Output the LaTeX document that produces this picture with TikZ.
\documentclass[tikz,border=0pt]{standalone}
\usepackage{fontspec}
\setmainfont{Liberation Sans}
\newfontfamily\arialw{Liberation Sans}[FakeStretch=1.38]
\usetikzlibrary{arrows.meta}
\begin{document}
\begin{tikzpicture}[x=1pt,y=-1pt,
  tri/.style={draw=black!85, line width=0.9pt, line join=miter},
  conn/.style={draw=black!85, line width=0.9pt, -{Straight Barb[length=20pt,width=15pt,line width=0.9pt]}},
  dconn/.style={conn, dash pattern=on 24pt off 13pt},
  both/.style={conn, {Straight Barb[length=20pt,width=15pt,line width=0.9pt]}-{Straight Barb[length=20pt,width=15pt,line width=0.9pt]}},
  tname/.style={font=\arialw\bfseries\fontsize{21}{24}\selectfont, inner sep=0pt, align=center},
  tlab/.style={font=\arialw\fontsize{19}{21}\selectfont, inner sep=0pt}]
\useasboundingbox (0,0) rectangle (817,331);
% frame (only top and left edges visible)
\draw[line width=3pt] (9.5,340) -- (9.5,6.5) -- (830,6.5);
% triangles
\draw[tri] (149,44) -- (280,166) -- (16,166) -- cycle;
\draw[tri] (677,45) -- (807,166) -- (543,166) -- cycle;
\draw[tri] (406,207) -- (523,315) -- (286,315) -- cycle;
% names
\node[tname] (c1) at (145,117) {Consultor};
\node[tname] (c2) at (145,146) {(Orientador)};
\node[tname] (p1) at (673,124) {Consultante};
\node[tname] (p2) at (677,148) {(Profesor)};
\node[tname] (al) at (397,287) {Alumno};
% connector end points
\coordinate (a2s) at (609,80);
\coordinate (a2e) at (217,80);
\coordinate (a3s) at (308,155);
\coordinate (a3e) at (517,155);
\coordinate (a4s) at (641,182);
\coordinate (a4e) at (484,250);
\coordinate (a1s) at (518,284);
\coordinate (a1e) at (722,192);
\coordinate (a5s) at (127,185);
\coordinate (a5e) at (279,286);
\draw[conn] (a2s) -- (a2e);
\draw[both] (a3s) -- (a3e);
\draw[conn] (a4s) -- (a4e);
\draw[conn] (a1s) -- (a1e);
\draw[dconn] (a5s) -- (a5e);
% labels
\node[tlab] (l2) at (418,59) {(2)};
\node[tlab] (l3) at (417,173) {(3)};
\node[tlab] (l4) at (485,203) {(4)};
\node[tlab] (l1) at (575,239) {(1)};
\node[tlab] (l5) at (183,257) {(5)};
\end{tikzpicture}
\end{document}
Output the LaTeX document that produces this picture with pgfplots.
※ ※ ※
Written exercise:
Return each entry from the material above exactly as it appears.

Answer for the task:
Output the LaTeX document that produces this picture with TikZ.
\documentclass[tikz,border=0pt]{standalone}
\usepackage{fontspec}
\setmainfont{Liberation Sans}
\newfontfamily\arialw{Liberation Sans}[FakeStretch=1.38]
\usetikzlibrary{arrows.meta}
\begin{document}
\begin{tikzpicture}[x=1pt,y=-1pt,
  tri/.style={draw=black!85, line width=0.9pt, line join=miter},
  conn/.style={draw=black!85, line width=0.9pt, -{Straight Barb[length=20pt,width=15pt,line width=0.9pt]}},
  dconn/.style={conn, dash pattern=on 24pt off 13pt},
  both/.style={conn, {Straight Barb[length=20pt,width=15pt,line width=0.9pt]}-{Straight Barb[length=20pt,width=15pt,line width=0.9pt]}},
  tname/.style={font=\arialw\bfseries\fontsize{21}{24}\selectfont, inner sep=0pt, align=center},
  tlab/.style={font=\arialw\fontsize{19}{21}\selectfont, inner sep=0pt}]
\useasboundingbox (0,0) rectangle (817,331);
% frame (only top and left edges visible)
\draw[line width=3pt] (9.5,340) -- (9.5,6.5) -- (830,6.5);
% triangles
\draw[tri] (149,44) -- (280,166) -- (16,166) -- cycle;
\draw[tri] (677,45) -- (807,166) -- (543,166) -- cycle;
\draw[tri] (406,207) -- (523,315) -- (286,315) -- cycle;
% names
\node[tname] (c1) at (145,117) {Consultor};
\node[tname] (c2) at (145,146) {(Orientador)};
\node[tname] (p1) at (673,124) {Consultante};
\node[tname] (p2) at (677,148) {(Profesor)};
\node[tname] (al) at (397,287) {Alumno};
% connector end points
\coordinate (a2s) at (609,80);
\coordinate (a2e) at (217,80);
\coordinate (a3s) at (308,155);
\coordinate (a3e) at (517,155);
\coordinate (a4s) at (641,182);
\coordinate (a4e) at (484,250);
\coordinate (a1s) at (518,284);
\coordinate (a1e) at (722,192);
\coordinate (a5s) at (127,185);
\coordinate (a5e) at (279,286);
\draw[conn] (a2s) -- (a2e);
\draw[both] (a3s) -- (a3e);
\draw[conn] (a4s) -- (a4e);
\draw[conn] (a1s) -- (a1e);
\draw[dconn] (a5s) -- (a5e);
% labels
\node[tlab] (l2) at (418,59) {(2)};
\node[tlab] (l3) at (417,173) {(3)};
\node[tlab] (l4) at (485,203) {(4)};
\node[tlab] (l1) at (575,239) {(1)};
\node[tlab] (l5) at (183,257) {(5)};
\end{tikzpicture}
\end{document}
Output the LaTeX document that produces this picture with pgfplots.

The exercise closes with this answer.